## Begin ENTRIES SUPPLIED
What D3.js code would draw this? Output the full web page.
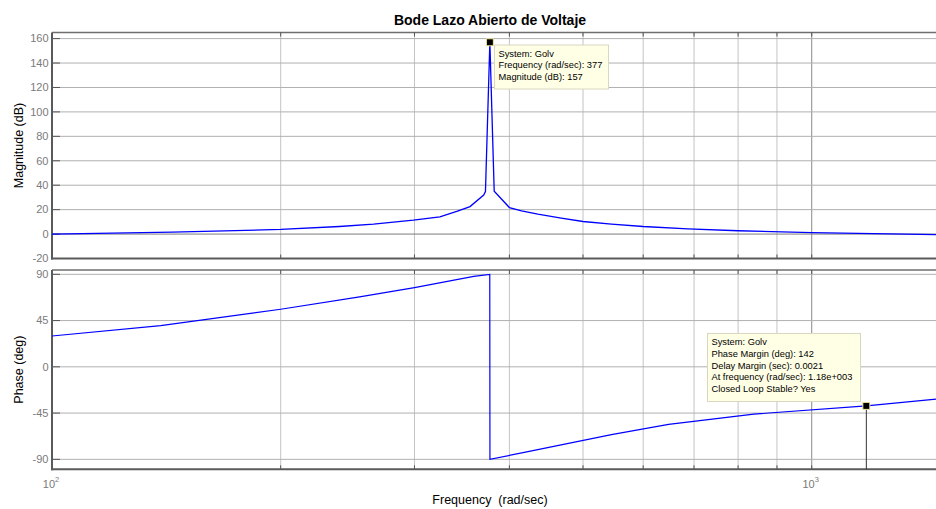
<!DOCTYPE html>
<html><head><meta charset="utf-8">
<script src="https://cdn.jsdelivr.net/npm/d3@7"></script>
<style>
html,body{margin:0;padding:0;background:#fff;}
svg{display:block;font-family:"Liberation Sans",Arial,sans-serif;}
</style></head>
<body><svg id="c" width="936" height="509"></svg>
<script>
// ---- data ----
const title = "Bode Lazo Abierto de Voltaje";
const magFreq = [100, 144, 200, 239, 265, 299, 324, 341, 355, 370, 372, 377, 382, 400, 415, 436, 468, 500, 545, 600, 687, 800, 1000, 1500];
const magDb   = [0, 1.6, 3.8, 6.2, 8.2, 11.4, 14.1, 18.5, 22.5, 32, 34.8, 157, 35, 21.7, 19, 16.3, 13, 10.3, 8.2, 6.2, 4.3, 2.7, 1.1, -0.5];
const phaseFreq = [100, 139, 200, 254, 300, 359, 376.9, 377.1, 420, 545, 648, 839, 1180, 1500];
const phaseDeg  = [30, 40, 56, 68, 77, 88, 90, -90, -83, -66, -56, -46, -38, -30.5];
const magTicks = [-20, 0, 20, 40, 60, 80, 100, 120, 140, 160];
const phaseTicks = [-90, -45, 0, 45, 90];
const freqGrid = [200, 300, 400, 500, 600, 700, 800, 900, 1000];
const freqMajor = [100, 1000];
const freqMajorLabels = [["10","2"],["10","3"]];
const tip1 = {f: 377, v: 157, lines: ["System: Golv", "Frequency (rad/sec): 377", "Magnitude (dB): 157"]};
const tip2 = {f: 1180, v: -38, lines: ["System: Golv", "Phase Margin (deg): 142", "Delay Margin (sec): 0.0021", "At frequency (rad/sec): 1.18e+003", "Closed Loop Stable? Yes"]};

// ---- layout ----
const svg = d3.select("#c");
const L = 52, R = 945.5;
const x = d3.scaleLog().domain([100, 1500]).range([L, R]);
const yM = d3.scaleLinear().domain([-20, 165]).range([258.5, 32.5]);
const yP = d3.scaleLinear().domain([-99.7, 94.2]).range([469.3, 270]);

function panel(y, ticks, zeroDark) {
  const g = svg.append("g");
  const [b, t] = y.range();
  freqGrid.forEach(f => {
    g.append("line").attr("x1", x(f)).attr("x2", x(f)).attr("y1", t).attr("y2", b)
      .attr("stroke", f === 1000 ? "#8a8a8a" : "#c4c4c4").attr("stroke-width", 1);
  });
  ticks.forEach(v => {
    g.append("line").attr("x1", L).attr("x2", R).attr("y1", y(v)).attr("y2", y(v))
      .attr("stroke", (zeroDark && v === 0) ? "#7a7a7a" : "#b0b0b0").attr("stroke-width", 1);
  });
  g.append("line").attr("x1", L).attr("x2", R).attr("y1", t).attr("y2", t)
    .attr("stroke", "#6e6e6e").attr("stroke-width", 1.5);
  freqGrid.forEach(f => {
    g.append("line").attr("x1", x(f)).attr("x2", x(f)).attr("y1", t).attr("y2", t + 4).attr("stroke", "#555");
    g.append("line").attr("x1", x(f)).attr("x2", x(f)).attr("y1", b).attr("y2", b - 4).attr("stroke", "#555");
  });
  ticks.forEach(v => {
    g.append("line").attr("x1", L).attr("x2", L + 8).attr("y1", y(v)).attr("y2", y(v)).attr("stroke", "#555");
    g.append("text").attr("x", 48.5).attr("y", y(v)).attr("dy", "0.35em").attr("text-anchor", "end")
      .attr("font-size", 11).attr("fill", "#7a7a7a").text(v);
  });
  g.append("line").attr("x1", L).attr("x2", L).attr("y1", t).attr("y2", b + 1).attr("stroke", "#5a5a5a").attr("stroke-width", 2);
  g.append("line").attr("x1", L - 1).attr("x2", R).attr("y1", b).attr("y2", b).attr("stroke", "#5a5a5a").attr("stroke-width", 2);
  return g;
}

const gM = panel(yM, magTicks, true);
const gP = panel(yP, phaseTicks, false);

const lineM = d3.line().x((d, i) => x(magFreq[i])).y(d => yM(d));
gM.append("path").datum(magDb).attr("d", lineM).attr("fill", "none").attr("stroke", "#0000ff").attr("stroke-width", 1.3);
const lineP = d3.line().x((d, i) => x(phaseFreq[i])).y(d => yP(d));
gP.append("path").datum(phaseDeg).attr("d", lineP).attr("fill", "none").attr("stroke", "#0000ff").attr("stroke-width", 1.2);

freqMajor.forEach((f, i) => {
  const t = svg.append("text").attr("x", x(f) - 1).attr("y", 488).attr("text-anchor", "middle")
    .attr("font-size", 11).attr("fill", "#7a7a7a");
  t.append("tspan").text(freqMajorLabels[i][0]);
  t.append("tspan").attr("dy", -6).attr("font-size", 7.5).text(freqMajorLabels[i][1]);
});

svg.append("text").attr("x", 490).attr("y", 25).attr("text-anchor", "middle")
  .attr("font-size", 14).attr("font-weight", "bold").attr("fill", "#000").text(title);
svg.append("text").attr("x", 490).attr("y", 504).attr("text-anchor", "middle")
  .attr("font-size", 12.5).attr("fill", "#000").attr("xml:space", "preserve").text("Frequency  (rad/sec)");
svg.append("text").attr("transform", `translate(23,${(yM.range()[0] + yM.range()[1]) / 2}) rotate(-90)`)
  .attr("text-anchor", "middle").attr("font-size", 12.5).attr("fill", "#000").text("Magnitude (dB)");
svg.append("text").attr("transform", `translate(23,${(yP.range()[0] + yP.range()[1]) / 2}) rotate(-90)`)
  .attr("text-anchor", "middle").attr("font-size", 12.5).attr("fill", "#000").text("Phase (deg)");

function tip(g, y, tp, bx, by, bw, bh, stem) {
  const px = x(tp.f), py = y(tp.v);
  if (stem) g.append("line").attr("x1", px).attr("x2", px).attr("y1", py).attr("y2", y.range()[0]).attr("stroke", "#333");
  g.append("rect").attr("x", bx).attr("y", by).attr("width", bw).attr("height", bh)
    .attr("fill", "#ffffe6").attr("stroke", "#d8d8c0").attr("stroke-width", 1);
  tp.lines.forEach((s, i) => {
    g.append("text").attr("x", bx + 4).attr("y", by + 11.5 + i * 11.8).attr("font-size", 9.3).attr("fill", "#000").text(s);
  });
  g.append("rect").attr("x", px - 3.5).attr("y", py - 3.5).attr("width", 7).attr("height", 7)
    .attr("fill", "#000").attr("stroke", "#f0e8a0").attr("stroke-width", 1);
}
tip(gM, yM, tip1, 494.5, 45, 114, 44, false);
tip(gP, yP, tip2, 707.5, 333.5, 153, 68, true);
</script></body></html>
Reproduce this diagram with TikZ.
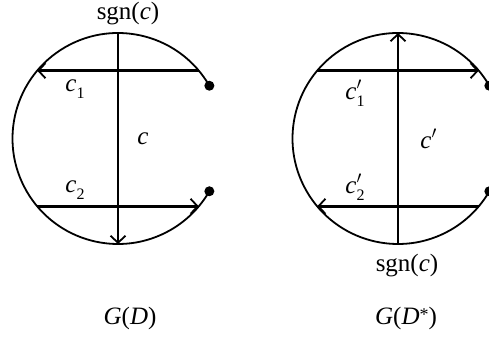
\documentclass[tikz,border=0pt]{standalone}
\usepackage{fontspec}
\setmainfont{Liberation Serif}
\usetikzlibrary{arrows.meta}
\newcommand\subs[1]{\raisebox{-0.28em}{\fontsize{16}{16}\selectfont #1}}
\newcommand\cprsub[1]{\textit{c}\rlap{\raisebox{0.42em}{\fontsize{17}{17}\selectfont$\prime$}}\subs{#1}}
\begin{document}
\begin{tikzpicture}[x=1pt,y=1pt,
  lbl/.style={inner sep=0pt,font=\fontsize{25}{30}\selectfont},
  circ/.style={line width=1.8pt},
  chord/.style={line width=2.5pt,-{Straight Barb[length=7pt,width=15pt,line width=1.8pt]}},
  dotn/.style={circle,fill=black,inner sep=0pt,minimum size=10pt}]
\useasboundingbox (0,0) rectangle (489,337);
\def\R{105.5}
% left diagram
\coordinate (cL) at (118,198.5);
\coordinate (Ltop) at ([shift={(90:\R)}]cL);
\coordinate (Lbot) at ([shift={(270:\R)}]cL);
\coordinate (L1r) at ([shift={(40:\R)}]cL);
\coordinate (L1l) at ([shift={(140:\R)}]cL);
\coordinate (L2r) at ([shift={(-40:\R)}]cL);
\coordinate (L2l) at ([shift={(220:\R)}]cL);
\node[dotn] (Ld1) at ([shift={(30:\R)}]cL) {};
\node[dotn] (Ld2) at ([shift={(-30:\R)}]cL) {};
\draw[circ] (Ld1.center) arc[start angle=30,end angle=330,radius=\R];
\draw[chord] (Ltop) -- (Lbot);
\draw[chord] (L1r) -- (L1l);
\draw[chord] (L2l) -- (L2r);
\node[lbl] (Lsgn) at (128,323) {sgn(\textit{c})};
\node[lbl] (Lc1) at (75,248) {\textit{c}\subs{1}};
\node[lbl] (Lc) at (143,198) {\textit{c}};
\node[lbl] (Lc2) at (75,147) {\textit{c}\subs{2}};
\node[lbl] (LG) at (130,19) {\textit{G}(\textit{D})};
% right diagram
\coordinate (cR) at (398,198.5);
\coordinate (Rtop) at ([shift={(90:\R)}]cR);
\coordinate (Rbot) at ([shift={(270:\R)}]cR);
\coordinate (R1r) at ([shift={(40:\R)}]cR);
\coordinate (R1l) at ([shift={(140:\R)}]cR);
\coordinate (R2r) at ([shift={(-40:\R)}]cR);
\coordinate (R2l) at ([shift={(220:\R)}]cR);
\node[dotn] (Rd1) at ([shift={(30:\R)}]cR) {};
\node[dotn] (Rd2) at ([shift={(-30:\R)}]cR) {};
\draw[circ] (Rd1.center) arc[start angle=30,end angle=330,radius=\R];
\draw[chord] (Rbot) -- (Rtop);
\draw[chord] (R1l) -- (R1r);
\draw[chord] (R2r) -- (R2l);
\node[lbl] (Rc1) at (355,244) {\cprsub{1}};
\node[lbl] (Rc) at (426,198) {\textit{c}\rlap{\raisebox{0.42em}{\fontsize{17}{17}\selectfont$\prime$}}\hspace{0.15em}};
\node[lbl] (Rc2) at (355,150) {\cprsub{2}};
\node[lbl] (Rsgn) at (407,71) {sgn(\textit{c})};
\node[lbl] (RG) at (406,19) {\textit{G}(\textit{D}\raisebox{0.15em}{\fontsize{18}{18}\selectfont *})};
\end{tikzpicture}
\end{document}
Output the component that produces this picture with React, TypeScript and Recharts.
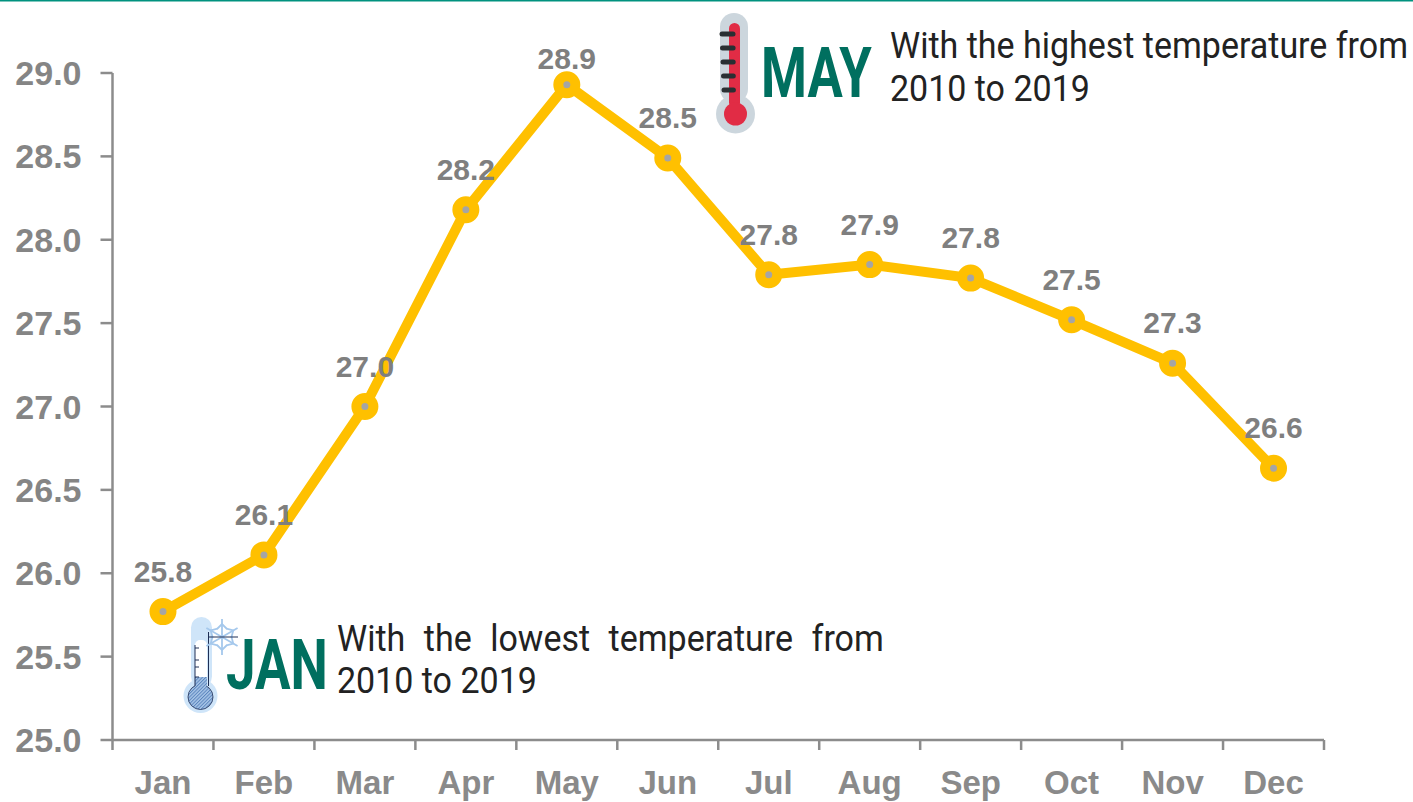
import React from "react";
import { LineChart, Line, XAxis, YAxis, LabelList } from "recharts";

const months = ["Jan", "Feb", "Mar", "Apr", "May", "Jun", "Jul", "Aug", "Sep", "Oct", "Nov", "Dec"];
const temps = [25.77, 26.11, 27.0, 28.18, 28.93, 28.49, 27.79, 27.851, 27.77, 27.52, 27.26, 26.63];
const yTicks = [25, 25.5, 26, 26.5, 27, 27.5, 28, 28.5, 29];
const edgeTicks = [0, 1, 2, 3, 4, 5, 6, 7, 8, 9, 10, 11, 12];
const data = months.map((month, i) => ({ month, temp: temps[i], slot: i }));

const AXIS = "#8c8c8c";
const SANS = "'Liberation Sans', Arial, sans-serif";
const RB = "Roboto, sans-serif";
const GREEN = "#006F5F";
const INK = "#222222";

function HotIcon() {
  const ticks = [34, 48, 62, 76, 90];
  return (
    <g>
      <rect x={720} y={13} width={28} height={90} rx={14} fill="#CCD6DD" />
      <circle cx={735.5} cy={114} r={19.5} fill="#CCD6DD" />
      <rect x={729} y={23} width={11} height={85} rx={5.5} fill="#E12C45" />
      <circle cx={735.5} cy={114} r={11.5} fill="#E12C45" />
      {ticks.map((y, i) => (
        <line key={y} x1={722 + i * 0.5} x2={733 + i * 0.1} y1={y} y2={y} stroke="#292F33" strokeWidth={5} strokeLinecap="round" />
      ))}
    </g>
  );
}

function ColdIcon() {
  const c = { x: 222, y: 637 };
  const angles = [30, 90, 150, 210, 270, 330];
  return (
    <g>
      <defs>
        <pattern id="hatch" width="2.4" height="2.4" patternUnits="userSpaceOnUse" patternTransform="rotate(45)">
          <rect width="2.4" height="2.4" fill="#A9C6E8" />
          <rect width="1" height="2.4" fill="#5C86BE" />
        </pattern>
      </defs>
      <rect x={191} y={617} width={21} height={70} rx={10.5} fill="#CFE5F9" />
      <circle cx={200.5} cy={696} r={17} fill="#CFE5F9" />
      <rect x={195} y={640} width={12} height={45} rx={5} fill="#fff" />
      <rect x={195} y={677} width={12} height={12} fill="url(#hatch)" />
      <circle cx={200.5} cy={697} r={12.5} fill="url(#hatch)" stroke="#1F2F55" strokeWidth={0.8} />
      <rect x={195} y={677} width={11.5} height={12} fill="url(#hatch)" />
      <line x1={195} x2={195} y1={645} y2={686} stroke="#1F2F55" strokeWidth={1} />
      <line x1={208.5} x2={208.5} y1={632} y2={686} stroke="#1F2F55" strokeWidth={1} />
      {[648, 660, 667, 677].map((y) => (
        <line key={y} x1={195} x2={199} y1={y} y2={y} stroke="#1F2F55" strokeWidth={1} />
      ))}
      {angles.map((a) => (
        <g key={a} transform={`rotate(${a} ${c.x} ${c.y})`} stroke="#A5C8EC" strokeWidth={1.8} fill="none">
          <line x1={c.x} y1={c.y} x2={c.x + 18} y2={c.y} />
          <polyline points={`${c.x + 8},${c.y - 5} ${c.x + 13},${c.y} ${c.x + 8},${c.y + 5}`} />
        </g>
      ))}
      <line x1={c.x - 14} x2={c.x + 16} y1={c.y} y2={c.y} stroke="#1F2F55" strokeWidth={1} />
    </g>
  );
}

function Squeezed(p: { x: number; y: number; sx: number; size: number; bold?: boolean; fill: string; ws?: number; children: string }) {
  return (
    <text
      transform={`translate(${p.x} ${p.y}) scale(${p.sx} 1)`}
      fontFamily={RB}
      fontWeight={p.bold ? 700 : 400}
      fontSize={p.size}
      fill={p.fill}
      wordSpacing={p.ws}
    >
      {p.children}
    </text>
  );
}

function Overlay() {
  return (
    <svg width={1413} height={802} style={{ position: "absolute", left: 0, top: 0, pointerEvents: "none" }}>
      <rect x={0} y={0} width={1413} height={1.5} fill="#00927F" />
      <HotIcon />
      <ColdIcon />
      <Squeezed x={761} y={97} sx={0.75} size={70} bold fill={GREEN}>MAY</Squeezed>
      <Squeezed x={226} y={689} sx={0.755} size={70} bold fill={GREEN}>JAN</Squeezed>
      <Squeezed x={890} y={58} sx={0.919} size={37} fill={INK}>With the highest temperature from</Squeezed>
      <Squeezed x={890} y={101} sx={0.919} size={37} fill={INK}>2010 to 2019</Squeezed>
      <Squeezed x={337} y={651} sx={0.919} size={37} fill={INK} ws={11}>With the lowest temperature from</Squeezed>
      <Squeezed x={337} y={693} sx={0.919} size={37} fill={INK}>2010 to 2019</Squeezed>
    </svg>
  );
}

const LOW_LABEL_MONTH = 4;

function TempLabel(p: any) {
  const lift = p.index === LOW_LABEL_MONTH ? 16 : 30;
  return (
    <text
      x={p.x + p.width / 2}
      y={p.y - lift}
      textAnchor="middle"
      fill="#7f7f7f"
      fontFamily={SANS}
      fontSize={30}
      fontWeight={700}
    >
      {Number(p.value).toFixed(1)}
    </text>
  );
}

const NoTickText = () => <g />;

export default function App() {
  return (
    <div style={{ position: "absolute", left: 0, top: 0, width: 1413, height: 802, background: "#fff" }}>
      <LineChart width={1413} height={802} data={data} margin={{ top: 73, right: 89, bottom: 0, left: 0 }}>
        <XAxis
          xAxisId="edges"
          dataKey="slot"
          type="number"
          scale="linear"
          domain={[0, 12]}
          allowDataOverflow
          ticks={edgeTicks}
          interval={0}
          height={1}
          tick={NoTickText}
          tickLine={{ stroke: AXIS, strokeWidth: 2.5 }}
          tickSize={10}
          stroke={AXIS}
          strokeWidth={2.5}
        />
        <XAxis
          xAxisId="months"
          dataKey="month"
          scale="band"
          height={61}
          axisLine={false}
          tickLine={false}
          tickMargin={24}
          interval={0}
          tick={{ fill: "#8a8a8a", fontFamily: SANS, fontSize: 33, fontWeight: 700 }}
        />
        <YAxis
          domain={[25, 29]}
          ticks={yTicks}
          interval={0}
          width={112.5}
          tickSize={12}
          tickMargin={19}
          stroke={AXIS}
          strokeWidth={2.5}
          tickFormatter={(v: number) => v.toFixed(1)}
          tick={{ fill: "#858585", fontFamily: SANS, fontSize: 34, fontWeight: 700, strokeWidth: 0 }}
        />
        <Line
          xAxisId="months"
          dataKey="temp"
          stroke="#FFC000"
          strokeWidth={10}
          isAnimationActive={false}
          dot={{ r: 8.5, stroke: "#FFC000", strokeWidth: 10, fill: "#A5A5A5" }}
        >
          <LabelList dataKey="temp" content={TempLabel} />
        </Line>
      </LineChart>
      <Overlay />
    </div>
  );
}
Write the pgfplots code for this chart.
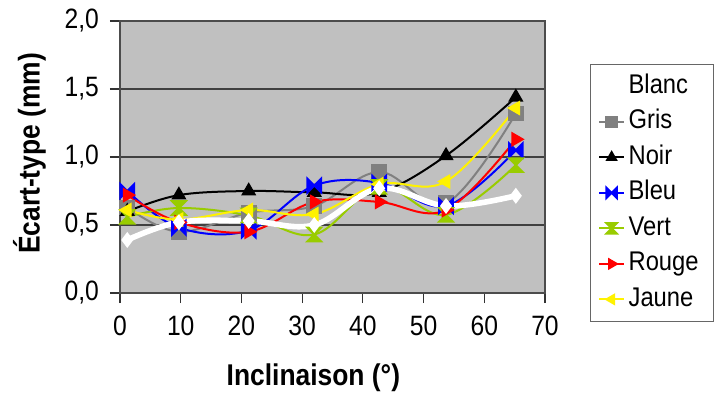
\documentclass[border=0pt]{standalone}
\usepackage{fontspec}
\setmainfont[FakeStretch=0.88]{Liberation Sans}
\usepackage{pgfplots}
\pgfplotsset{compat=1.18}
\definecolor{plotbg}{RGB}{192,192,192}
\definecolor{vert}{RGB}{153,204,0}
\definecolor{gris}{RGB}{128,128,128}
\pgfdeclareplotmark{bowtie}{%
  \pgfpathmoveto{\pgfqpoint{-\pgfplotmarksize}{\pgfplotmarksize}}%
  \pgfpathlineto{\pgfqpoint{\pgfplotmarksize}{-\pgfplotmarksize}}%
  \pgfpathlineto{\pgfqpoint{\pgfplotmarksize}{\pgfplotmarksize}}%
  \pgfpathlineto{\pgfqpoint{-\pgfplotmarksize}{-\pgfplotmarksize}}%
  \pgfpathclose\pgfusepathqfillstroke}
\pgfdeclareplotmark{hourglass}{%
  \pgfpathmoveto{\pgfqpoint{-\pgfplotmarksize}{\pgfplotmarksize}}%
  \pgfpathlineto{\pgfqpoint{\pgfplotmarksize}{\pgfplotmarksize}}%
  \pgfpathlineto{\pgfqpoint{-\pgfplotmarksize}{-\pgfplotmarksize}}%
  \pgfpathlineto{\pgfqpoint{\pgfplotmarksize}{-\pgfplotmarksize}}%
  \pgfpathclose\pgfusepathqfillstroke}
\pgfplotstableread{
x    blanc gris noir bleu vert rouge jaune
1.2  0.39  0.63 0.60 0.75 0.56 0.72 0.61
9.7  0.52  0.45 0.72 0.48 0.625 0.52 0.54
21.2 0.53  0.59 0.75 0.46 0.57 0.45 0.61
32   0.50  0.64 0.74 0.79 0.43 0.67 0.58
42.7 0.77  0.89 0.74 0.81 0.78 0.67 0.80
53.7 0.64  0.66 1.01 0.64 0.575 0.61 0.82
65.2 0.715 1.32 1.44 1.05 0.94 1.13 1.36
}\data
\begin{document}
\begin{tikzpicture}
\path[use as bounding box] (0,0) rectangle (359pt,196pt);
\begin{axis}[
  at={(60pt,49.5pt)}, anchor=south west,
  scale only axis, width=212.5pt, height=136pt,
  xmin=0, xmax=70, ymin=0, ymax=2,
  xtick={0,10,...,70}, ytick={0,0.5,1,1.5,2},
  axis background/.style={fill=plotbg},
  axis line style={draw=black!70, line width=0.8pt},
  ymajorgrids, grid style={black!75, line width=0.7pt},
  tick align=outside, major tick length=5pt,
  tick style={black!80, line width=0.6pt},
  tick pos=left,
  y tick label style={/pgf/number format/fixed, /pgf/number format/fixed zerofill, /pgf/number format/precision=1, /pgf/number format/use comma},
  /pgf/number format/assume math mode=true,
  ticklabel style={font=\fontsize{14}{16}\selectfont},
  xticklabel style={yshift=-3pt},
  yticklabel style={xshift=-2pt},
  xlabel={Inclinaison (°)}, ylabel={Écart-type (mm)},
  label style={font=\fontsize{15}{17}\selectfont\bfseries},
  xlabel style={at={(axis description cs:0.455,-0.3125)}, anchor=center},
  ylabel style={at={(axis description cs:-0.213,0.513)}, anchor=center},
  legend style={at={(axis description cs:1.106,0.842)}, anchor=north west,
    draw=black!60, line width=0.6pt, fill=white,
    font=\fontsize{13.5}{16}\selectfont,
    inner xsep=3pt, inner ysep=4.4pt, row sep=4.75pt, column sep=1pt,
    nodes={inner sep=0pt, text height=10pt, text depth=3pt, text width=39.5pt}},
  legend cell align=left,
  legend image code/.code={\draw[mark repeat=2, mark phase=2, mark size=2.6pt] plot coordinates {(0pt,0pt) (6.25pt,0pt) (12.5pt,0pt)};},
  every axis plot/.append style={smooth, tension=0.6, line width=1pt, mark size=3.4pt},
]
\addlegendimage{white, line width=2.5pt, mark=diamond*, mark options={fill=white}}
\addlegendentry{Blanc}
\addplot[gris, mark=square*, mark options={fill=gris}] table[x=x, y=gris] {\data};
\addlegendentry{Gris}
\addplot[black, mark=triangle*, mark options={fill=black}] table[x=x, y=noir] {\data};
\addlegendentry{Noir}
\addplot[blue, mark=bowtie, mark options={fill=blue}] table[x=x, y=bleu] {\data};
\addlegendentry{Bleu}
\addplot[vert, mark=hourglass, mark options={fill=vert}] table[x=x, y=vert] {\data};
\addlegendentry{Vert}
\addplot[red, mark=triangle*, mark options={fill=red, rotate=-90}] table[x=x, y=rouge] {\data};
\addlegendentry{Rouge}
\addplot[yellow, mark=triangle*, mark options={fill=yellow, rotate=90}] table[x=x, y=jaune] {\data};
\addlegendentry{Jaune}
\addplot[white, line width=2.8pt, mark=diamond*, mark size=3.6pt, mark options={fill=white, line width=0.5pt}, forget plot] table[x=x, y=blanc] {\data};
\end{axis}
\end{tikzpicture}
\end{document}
## End ENTRIES SUPPLIED
- STATED EXERCISE
Pick out each line that holds the string "diagram".

- PROBLEM SOLUTION
Reproduce this diagram with TikZ.
% left diagram
% right diagram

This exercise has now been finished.